> Set problem
Repeat, exactly and in full, the lines of the listing below, but without any pictures.

> Available data
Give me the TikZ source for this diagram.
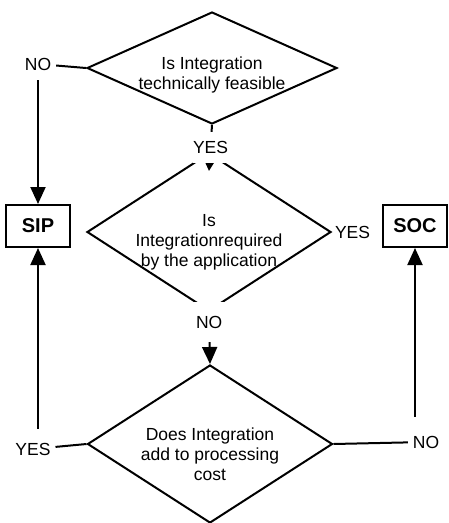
\documentclass[tikz,border=0pt]{standalone}
\usepackage{fontspec}
\setmainfont{Liberation Sans}
\usetikzlibrary{shapes.geometric,arrows.meta}

\begin{document}
\begin{tikzpicture}[
      x=1pt, y=-1pt,
      line width=2pt,
      every node/.style={inner sep=0pt,font=\fontsize{17.5}{20}\selectfont},
      decision/.style={draw, diamond},
      question/.style={align=center},
      outcome/.style={draw, minimum width=64pt, minimum height=42pt,
        font=\fontsize{20}{24}\selectfont\bfseries},
      answer/.style={fill=white, inner sep=4pt},
      arr/.style={-{Triangle[length=17pt,width=15pt]}},
      smallarr/.style={-{Triangle[length=10pt,width=10pt]}}
    ]
  \useasboundingbox (0,0) rectangle (448,523);

  % The three questions, top to bottom
  \node[decision, minimum width=250pt, minimum height=112pt,
    label={[question, yshift=-7pt]center:{Is Integration\\technically feasible}}]
    (feasible) at (212,68) {};
  \node[decision, minimum width=244pt, minimum height=158pt,
    label={[question, yshift=-10pt]center:{Is\\Integrationrequired\\by the application}}]
    (required) at (209,232) {};
  \node[decision, minimum width=245pt, minimum height=158pt,
    label={[question, yshift=-10pt]center:{Does Integration\\add to processing\\cost}}]
    (cost) at (210,444) {};

  % The two outcomes
  \node[outcome] (sip) at (38,226) {SIP};
  \node[outcome] (soc) at (415,226) {SOC};

  % Answers standing on their own
  \node[answer] (noA) at (38,64) {NO};
  \node[answer, anchor=west, inner sep=2pt] (yesB) at (required.east) {YES};
  \node[answer] (yesC) at (33,449) {YES};
  \node[answer] (noC) at (426,442) {NO};

  % Connectors (the white answer boxes hide the diamond tips)
  \draw (noA) -- (feasible.west);
  \draw[arr, shorten <=5pt] (noA.south -| sip) -- (sip.north);
  \draw[smallarr] (feasible.south)
    -- node[answer, pos=0.48, minimum width=36pt, minimum height=31pt, inner sep=0pt] (yesA) {YES}
    ([yshift=-19pt]required.north);
  \draw[arr] (required.south)
    -- node[answer, pos=0.2, minimum width=40pt, minimum height=40pt, inner sep=0pt] (noB) {NO}
    (cost.north);
  \draw (yesC) -- (cost.west);
  \draw[arr, shorten <=9pt] (yesC.north -| sip) -- (sip.south);
  \draw (cost.east) -- (noC);
  \draw[arr, shorten <=14pt] (noC.north -| soc) -- (soc.south);
\end{tikzpicture}
\end{document}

> Solution to the problem
Give me the TikZ source for this diagram.
\documentclass[tikz,border=0pt]{standalone}
\usepackage{fontspec}
\setmainfont{Liberation Sans}
\usetikzlibrary{shapes.geometric,arrows.meta}

\begin{document}
\begin{tikzpicture}[
      x=1pt, y=-1pt,
      line width=2pt,
      every node/.style={inner sep=0pt,font=\fontsize{17.5}{20}\selectfont},
      decision/.style={draw, diamond},
      question/.style={align=center},
      outcome/.style={draw, minimum width=64pt, minimum height=42pt,
        font=\fontsize{20}{24}\selectfont\bfseries},
      answer/.style={fill=white, inner sep=4pt},
      arr/.style={-{Triangle[length=17pt,width=15pt]}},
      smallarr/.style={-{Triangle[length=10pt,width=10pt]}}
    ]
  \useasboundingbox (0,0) rectangle (448,523);

  % The three questions, top to bottom
  \node[decision, minimum width=250pt, minimum height=112pt,
    label={[question, yshift=-7pt]center:{Is Integration\\technically feasible}}]
    (feasible) at (212,68) {};
  \node[decision, minimum width=244pt, minimum height=158pt,
    label={[question, yshift=-10pt]center:{Is\\Integrationrequired\\by the application}}]
    (required) at (209,232) {};
  \node[decision, minimum width=245pt, minimum height=158pt,
    label={[question, yshift=-10pt]center:{Does Integration\\add to processing\\cost}}]
    (cost) at (210,444) {};

  % The two outcomes
  \node[outcome] (sip) at (38,226) {SIP};
  \node[outcome] (soc) at (415,226) {SOC};

  % Answers standing on their own
  \node[answer] (noA) at (38,64) {NO};
  \node[answer, anchor=west, inner sep=2pt] (yesB) at (required.east) {YES};
  \node[answer] (yesC) at (33,449) {YES};
  \node[answer] (noC) at (426,442) {NO};

  % Connectors (the white answer boxes hide the diamond tips)
  \draw (noA) -- (feasible.west);
  \draw[arr, shorten <=5pt] (noA.south -| sip) -- (sip.north);
  \draw[smallarr] (feasible.south)
    -- node[answer, pos=0.48, minimum width=36pt, minimum height=31pt, inner sep=0pt] (yesA) {YES}
    ([yshift=-19pt]required.north);
  \draw[arr] (required.south)
    -- node[answer, pos=0.2, minimum width=40pt, minimum height=40pt, inner sep=0pt] (noB) {NO}
    (cost.north);
  \draw (yesC) -- (cost.west);
  \draw[arr, shorten <=9pt] (yesC.north -| sip) -- (sip.south);
  \draw (cost.east) -- (noC);
  \draw[arr, shorten <=14pt] (noC.north -| soc) -- (soc.south);
\end{tikzpicture}
\end{document}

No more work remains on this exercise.